Sirius announces merger plan with Easterly Acquisition


Sirius International Insurance Group, has signed a merger deal with Easterly Acquisition that will see Sirius become a publicly listed company. 

Under the terms of the agreement, Easterly would merge with a subsidiary of Sirius Group and become a wholly owned subsidiary of Sirius Group.  Once the merger is closed, Easterly's common stock would be exchanged for Sirius Group's common shares at a price of 1.05x Sirius Group's pro forma diluted GAAP book value per share as of June 30, 2018.  Following the merger, Sirius Group's common stock will be traded on the NASDAQ.

Assuming no redemptions by Easterly stockholders, the proposed all-stock transaction is expected to yield a combined entity with a pro forma market capitalisation of approximately $2.2 billion at closing, with current Easterly stockholders owning approximately 7 percent of the combined company immediately following the merger.  Under the terms of the agreement, Sirius intends to execute a private placement of common shares and request Easterly to commence a tender offer to purchase Easterly's public warrants on terms to be mutually agreed upon between Sirius and Easterly.

"We are pleased to become a public company though our partnership with Easterly," said Allan Waters, president, chief executive officer (CEO) and chairman of Sirius Group. "Access to the public equity markets will facilitate and accelerate our future growth via M&A transactions and organically."

"We are excited to bring a company of the scale and stature of Sirius into the public markets," said Avshalom Kalichstein, CEO of Easterly.  "We believe this transaction will offer tremendous value to our shareholders."

Easterly has scheduled a special meeting of its stockholders for June 28, 2018 to approve an extension of time to complete a business combination through November 30, 2018. In the event that Easterly's stockholders approve the extension period, Sirius Group has agreed to lend to Easterly $0.03 per month through the extension period for each public share that is not redeemed at Easterly's special meeting of its stockholders on June 28, 2018.  Easterly will deposit such loan proceeds into its trust account upon receipt. The loan will be forgiven if the Merger does not close by November 30, 2018.

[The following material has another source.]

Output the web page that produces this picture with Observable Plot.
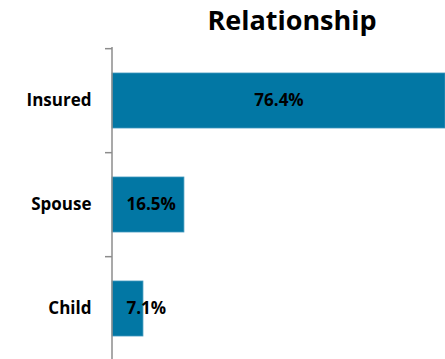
<!DOCTYPE html>
<html>
<head>
<meta charset="utf-8">
<script src="https://cdn.jsdelivr.net/npm/d3@7"></script>
<script src="https://cdn.jsdelivr.net/npm/@observablehq/plot@0.6"></script>
<style>
  html, body { margin: 0; padding: 0; background: #fff; }
  #wrap { position: relative; width: 445px; height: 359px; overflow: hidden; }
  #title { position: absolute; left: 0; width: 584px; top: 0px; text-align: center; line-height: 40px;
           font-family: "Open Sans", Lato, sans-serif; font-weight: bold; font-size: 27px; color: #000; }
  svg { position: absolute; left: 0; top: 0; }
</style>
</head>
<body>
<div id="wrap"><div id="title">Relationship</div></div>
<script>
const titleText = "Relationship";
const categories = ["Insured", "Spouse", "Child"];
const values = [76.4, 16.5, 7.1];
const labels = ["76.4%", "16.5%", "7.1%"];

const data = categories.map((c, i) => ({category: c, value: values[i], label: labels[i]}));
const font = "'Open Sans', Lato, sans-serif";
const yRange = [47, 361];
const step = (yRange[1] - yRange[0]) / categories.length;

const chart = Plot.plot({
  width: 445,
  height: 359,
  marginLeft: 112,
  marginRight: 0,
  marginTop: 47,
  marginBottom: 0,
  style: {fontFamily: font, fontWeight: "bold", fontSize: "17px", color: "#000", background: "transparent"},
  x: {domain: [0, d3.max(values)], axis: null},
  y: {domain: categories, range: yRange, paddingInner: 0.475, paddingOuter: 0.2375},
  marks: [
    Plot.barX(data, {x: "value", y: "category", fill: "#0277a4", stroke: "#3f97bd", strokeWidth: 0.8}),
    Plot.axisY({tickSize: 0, tickPadding: 21, fontSize: 17, fontWeight: "bold", fill: "#000", label: null}),
    Plot.axisY({tickSize: 7, text: null, dy: -step / 2, stroke: "#8c8c8c", strokeWidth: 1.5, label: null}),
    Plot.ruleX([0], {stroke: "#8c8c8c", strokeWidth: 1.5, dx: -0.5}),
    Plot.text(data.filter((d, i) => i === 0), {x: d => d.value / 2, y: "category", text: "label", fontSize: 17, fontWeight: "bold", fill: "#000", textAnchor: "middle"}),
    Plot.text(data.filter((d, i) => i > 0), {x: 0, y: "category", text: "label", dx: 14, fontSize: 17, fontWeight: "bold", fill: "#000", textAnchor: "start"})
  ]
});
document.getElementById("wrap").appendChild(chart);
document.getElementById("title").textContent = titleText;
</script>
</body>
</html>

In addition, the agreement for Sirius Group to acquire a controlling interest in The Phoenix Holdings will terminate on or prior to July 2, 2018. In November Sirius International Insurance Group decided to exercise its call option to acquire all of Delek Group’s remaining 47.35 percent stakes in Phoenix Holdings, a leading insurance group in Israel that writes life and non-life business, for a cash sum of NIS 2.3 billion ($656 million).